### [Data extract]

* start *

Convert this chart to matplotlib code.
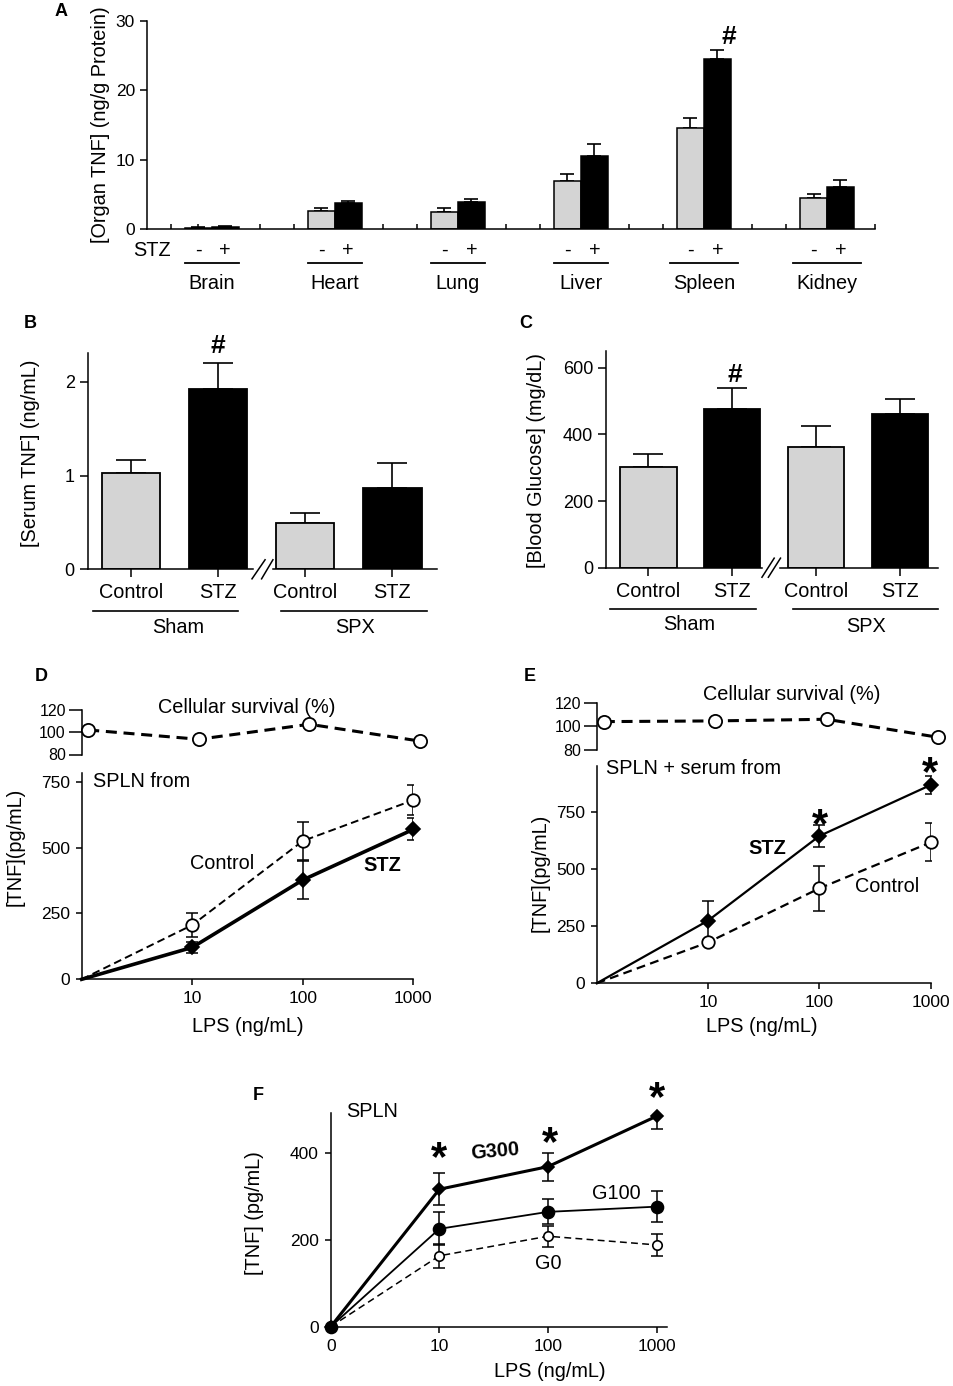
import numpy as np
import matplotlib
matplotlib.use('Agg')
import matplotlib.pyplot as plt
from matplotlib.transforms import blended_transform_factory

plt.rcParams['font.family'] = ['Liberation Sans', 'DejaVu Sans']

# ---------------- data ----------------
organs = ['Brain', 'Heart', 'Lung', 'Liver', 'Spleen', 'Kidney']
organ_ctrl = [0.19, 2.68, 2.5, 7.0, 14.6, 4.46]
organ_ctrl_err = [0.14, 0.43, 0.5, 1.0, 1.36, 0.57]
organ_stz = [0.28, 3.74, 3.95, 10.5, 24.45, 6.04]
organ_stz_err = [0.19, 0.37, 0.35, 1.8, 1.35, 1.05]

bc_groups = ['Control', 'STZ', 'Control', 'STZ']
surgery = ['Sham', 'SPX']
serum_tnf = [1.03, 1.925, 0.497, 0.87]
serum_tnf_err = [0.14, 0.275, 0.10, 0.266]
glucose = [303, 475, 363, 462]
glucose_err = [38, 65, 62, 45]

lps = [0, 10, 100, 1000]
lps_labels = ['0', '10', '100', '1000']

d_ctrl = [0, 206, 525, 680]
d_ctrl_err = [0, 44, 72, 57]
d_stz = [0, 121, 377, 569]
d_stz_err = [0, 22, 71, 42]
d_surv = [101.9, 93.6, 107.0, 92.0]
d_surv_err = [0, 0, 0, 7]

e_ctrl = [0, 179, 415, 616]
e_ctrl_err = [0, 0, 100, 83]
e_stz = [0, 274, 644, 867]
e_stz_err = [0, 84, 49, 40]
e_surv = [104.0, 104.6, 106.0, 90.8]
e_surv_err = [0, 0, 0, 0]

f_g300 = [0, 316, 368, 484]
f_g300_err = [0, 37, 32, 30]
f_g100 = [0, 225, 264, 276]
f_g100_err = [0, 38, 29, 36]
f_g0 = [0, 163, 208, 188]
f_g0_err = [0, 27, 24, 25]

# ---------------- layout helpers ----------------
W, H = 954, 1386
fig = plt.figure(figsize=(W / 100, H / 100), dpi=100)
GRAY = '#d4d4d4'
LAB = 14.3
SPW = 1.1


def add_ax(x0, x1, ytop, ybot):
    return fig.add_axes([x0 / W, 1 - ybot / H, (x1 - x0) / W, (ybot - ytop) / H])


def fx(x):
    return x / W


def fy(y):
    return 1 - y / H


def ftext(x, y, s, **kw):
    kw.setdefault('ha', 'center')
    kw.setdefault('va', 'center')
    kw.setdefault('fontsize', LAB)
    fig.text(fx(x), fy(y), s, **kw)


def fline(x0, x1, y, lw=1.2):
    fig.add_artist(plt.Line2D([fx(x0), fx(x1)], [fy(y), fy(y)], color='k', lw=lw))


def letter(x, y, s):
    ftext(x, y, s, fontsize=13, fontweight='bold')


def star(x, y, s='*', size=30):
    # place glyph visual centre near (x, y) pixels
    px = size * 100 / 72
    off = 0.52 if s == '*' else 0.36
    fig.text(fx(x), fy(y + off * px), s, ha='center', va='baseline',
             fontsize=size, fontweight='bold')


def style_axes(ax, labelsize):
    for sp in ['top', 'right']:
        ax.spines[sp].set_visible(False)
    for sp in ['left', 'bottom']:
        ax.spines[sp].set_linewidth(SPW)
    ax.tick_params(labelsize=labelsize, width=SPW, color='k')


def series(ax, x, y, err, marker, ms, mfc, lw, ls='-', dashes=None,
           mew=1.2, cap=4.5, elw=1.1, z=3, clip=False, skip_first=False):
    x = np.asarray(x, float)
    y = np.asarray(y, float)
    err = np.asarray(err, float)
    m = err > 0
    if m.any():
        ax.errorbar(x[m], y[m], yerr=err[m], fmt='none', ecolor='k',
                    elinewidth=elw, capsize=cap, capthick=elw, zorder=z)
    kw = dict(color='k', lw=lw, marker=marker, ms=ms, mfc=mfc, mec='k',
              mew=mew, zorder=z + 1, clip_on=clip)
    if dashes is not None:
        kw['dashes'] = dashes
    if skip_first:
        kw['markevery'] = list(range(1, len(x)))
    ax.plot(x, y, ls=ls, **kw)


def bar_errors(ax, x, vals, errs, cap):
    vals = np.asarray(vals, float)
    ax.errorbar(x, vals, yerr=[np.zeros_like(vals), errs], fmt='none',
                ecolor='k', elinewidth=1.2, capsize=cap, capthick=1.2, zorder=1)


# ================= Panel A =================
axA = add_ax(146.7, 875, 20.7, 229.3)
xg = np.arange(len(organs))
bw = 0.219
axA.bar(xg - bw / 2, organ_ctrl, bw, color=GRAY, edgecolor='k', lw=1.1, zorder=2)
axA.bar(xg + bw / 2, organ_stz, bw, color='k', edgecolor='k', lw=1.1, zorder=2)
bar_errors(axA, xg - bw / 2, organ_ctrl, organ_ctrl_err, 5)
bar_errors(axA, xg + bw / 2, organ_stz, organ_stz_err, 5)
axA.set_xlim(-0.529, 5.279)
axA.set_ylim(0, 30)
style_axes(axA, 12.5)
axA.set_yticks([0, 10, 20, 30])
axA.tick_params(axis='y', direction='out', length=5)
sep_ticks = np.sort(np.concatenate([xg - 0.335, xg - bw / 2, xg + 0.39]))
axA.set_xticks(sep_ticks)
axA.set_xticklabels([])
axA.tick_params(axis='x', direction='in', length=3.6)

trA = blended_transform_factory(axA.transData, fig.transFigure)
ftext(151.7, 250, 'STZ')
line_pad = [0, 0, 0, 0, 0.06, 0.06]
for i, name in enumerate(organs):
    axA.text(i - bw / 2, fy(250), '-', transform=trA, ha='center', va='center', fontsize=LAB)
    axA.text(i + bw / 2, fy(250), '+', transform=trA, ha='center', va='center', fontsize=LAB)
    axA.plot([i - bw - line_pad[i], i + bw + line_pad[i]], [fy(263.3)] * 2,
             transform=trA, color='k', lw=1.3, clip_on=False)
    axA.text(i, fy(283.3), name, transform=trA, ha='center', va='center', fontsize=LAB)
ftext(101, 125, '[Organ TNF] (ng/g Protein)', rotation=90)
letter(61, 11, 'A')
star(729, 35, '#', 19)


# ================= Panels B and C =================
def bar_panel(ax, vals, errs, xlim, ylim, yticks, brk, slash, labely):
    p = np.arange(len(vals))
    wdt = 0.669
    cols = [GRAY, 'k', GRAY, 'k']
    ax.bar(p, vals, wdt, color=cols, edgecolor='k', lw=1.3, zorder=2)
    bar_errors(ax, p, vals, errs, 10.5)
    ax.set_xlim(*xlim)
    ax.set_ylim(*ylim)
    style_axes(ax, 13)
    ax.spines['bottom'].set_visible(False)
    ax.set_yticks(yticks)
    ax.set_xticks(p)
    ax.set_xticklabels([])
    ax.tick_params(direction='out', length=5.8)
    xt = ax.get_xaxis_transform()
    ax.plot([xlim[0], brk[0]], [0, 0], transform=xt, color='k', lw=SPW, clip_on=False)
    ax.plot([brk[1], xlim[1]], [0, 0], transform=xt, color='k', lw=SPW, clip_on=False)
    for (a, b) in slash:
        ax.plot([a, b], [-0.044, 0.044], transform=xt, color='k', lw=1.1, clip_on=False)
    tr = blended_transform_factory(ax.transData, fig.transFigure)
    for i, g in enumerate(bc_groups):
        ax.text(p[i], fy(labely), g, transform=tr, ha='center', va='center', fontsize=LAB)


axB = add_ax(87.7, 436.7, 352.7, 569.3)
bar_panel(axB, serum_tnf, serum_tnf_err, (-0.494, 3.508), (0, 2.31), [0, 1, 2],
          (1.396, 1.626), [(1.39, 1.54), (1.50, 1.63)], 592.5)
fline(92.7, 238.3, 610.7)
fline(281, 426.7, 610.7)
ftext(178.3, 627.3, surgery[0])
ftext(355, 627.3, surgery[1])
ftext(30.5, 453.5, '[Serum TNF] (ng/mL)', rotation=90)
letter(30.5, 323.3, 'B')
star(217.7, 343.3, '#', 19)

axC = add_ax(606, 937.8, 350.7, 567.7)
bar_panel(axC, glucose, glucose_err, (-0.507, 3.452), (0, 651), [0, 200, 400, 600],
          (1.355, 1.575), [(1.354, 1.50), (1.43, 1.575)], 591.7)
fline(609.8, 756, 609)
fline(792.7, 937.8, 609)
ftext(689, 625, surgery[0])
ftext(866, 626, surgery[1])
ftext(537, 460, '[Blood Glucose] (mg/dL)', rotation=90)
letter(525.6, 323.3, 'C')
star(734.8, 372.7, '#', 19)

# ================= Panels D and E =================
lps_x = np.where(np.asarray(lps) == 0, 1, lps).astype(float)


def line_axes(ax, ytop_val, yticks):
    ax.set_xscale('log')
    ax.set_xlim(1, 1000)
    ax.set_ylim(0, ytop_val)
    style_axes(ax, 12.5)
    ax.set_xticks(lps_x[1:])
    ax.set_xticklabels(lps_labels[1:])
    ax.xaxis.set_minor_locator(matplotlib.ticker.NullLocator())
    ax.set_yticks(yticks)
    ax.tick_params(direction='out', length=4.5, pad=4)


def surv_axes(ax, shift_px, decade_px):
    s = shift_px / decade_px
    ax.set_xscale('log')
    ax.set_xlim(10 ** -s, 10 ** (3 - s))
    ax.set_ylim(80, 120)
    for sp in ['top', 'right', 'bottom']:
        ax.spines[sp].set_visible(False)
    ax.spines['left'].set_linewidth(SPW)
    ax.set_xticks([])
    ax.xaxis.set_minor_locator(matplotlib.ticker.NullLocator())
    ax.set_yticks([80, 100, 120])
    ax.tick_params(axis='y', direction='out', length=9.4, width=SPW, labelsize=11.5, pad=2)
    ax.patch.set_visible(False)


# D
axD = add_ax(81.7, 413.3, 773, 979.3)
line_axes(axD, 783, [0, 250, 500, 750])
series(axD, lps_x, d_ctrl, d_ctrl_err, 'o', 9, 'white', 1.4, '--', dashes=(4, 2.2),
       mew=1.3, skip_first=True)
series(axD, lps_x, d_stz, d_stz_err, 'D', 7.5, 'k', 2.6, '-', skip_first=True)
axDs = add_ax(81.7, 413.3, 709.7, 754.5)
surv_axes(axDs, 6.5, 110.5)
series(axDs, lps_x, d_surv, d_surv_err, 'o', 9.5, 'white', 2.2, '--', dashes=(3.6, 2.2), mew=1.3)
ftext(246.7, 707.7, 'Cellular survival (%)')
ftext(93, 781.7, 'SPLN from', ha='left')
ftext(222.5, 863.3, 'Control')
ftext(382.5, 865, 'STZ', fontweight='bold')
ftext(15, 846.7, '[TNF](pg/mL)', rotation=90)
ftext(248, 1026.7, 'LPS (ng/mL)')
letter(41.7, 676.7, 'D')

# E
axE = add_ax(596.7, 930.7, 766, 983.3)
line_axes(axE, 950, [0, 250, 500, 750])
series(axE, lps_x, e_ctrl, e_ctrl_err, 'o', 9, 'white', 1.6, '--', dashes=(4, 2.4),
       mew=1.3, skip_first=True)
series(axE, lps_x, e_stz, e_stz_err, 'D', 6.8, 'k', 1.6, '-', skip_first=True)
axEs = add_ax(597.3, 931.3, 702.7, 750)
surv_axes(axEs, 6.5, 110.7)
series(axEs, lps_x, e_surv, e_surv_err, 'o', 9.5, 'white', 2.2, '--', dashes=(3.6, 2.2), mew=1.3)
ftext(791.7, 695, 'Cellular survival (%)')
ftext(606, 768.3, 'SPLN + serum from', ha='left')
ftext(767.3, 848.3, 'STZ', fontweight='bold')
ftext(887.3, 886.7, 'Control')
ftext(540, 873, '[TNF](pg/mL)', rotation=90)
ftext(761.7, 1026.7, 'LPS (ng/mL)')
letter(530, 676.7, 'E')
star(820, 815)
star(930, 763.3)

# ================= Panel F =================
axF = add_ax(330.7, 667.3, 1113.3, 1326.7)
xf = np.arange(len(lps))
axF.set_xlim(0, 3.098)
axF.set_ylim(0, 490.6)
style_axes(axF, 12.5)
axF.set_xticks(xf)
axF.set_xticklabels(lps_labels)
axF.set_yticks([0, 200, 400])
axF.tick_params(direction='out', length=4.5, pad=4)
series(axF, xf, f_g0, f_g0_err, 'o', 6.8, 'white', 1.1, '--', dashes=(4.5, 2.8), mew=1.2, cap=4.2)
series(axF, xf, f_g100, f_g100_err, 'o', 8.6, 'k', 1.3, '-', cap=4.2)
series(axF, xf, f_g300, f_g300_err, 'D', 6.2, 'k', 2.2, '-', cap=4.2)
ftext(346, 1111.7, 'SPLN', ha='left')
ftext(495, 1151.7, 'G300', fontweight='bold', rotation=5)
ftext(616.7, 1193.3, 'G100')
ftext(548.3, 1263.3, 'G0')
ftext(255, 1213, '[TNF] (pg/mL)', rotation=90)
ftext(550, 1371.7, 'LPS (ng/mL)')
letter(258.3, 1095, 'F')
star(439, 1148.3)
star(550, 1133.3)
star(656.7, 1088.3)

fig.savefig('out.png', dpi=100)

* end *

### [Given task]
Reproduce only the lines from the beginning of the data through the line that contains "plt.rcParams['font.family'] = ['Liberation", both included, and please drop the pictures.

### [Complete answer]
Convert this chart to matplotlib code.
import numpy as np
import matplotlib
matplotlib.use('Agg')
import matplotlib.pyplot as plt
from matplotlib.transforms import blended_transform_factory

plt.rcParams['font.family'] = ['Liberation Sans', 'DejaVu Sans']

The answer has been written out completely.